Biofuels have increasingly come under attack for allegedly causing land used for food and animal feed to be switched to fuel crops and for being a prime cause of soaring food and commodity prices.
A protagonist of scrapping the controversial biofuels target, Turmes said the agreed compromise would see second-generation biofuels - from non-food, non-feed crops - gradually play a greater role.
In the interim stage, he said, second-generation biofuels would provide 1% of the overall 5% target and, in the second stage, 4% of the 10% target. The original scheme was for biofuels to provide 5.75% of transport fuel by 2010.
Electric and hydrogen-fuelled cars would play a substantial role in meeting these targets despite scepticism that manufacturers can either produce enough or sell them. But they would only count if the electricity or hydrogen came from verifiably "green" sources.
Other biofuels will only be counted towards the overall targets if they meet tougher sustainability criteria than proposed by the European commission or many governments. Turmes said the agreed compromise would mean that fuels saving 45% of carbon emissions would count - rather than the 35% proposed earlier. In time this could rise to 60%.
The targets and standards will provoke a row with European biofuel producers who claim they are being forced out of their home markets by subsidised imports.
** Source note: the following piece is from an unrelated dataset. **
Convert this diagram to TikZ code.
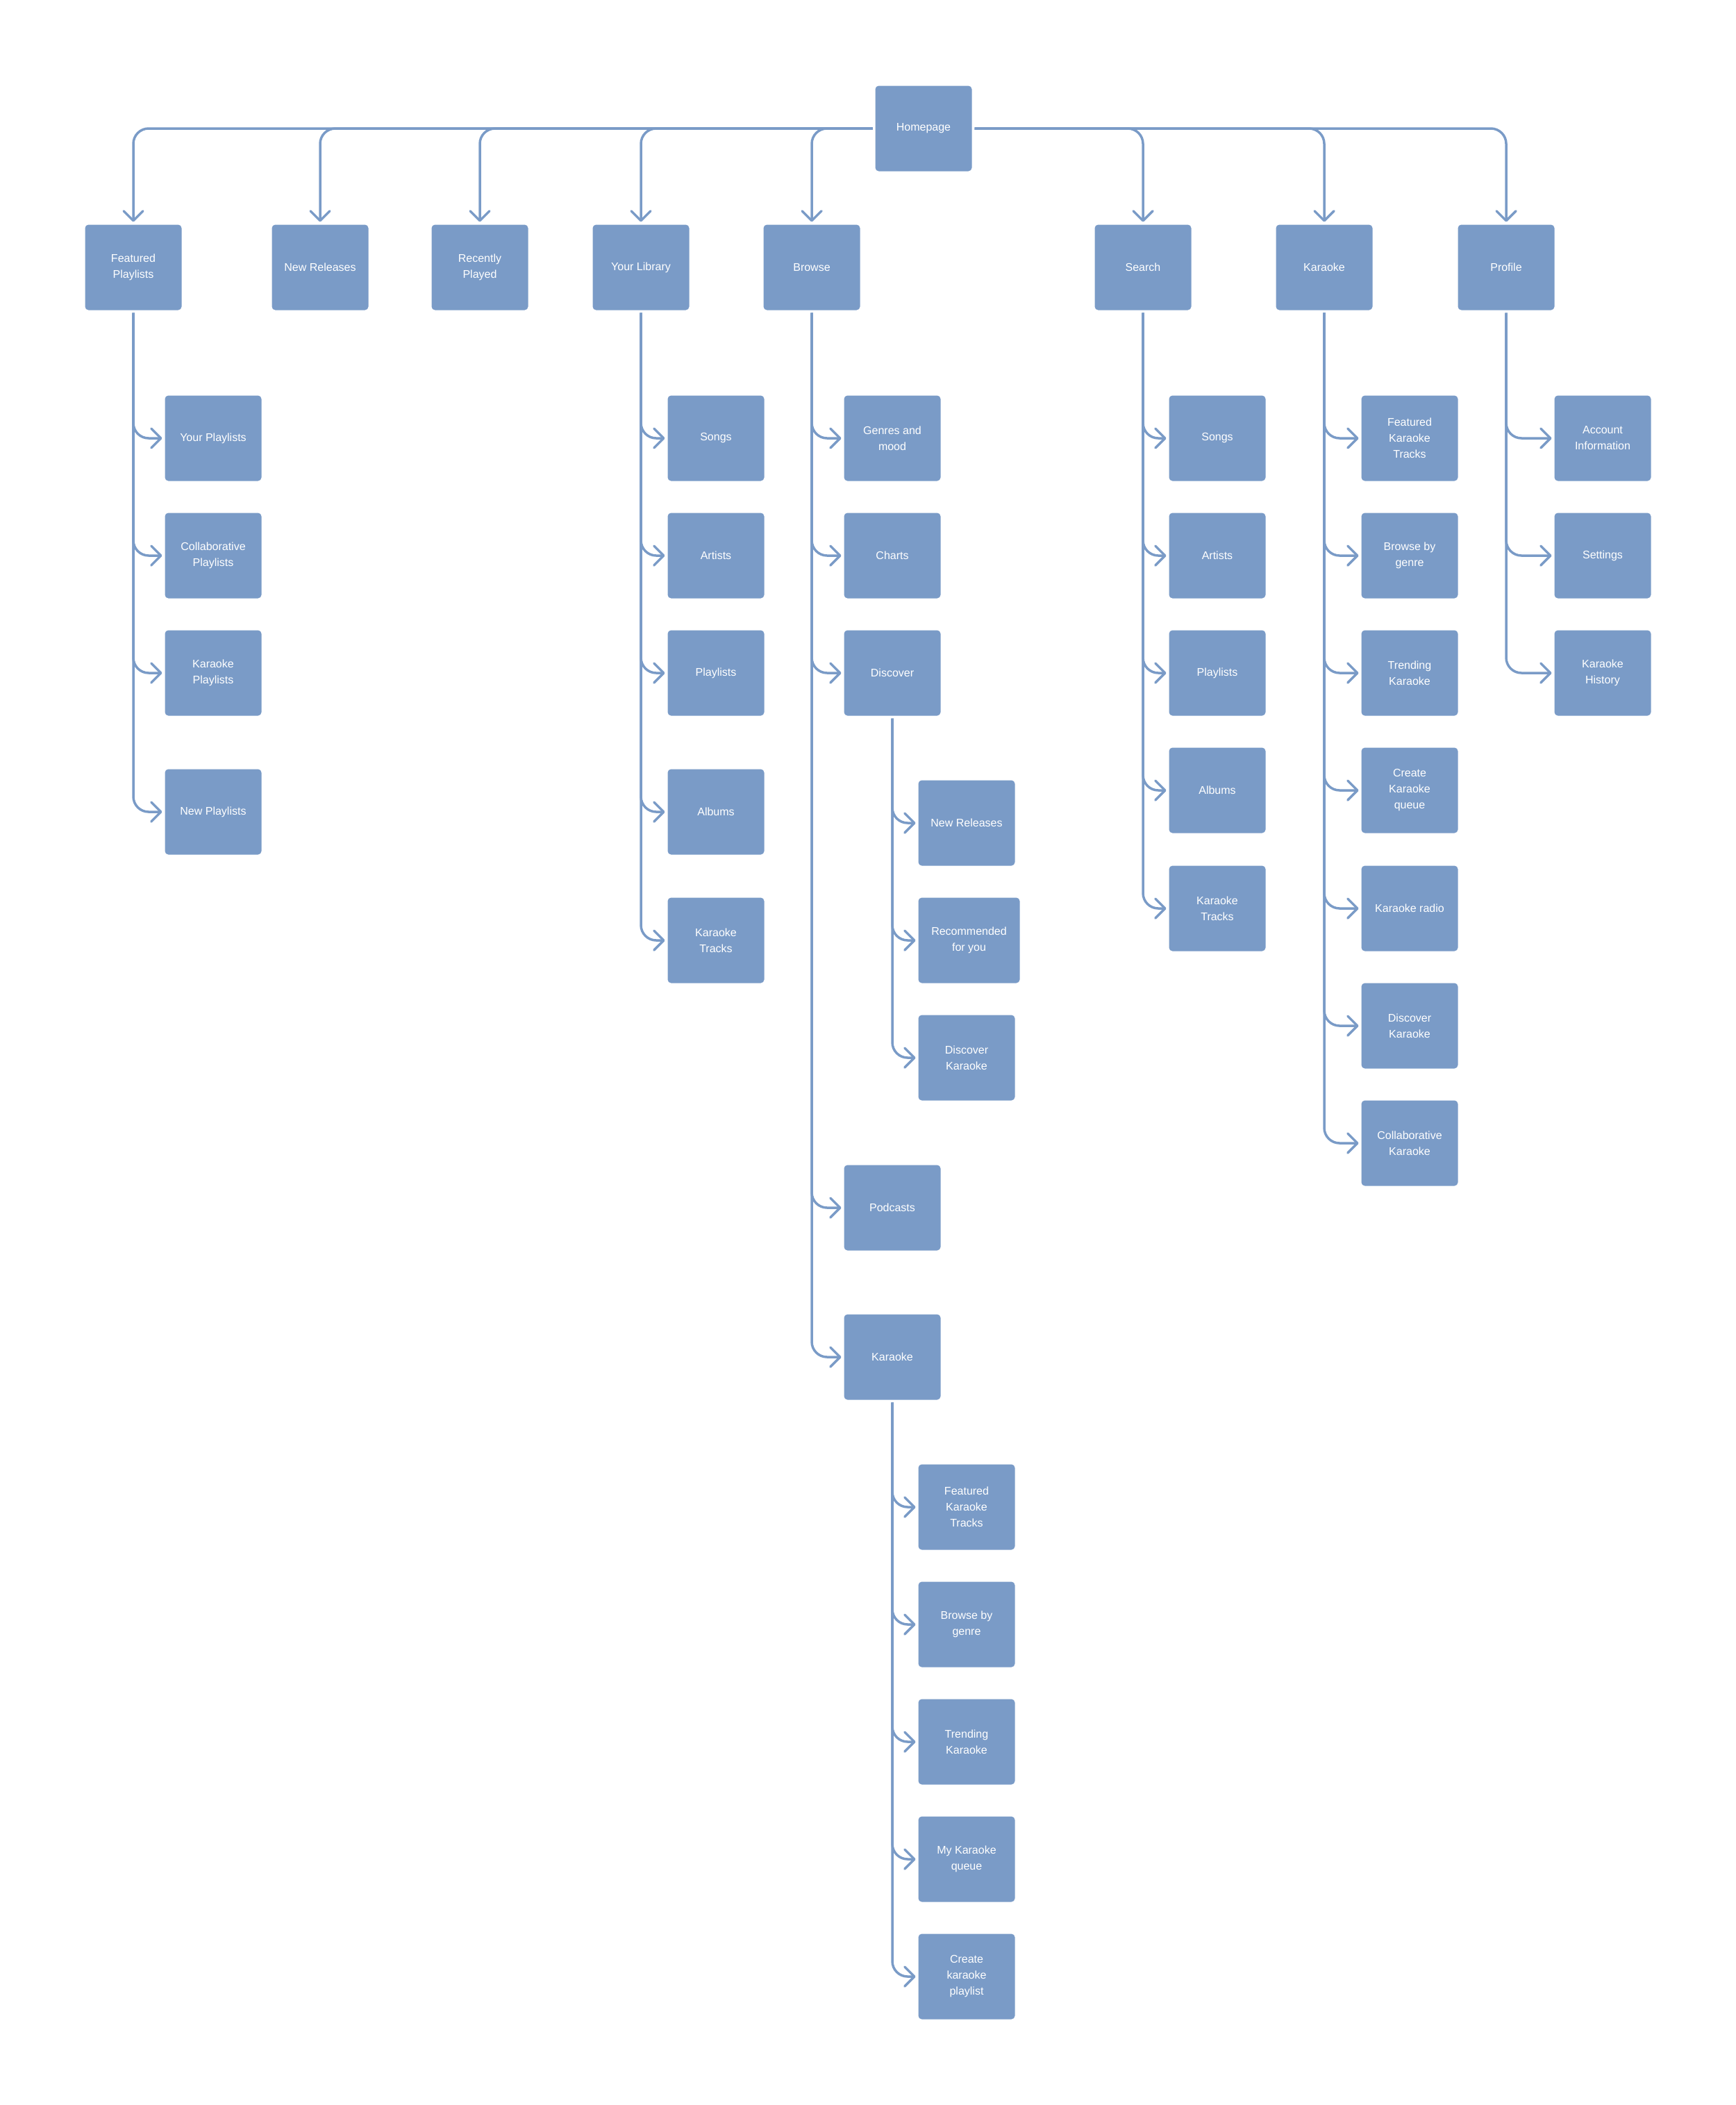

The European Biodiesel Board (EBB) said biofuel production was not the cause of commodity price rises and the fuels involved met higher sustainability criteria than allowed by the EC.
Much of European biofuels come from rapeseed oil which, the EC says, saves 36% of carbon emissions - just meeting the standard. But the EBB's secretary-general, Raffaello Garofalo, said the savings were much higher.
Tomorrow's vote at the European parliament, meanwhile, is also expected to provoke disputes with governments as MEPs should approve plans to give priority access to power grids for electricity produced from renewables, potentially shutting down coal-fired and nuclear plants. Britain is a leading opponent of the scheme, arguing that it interferes with market forces.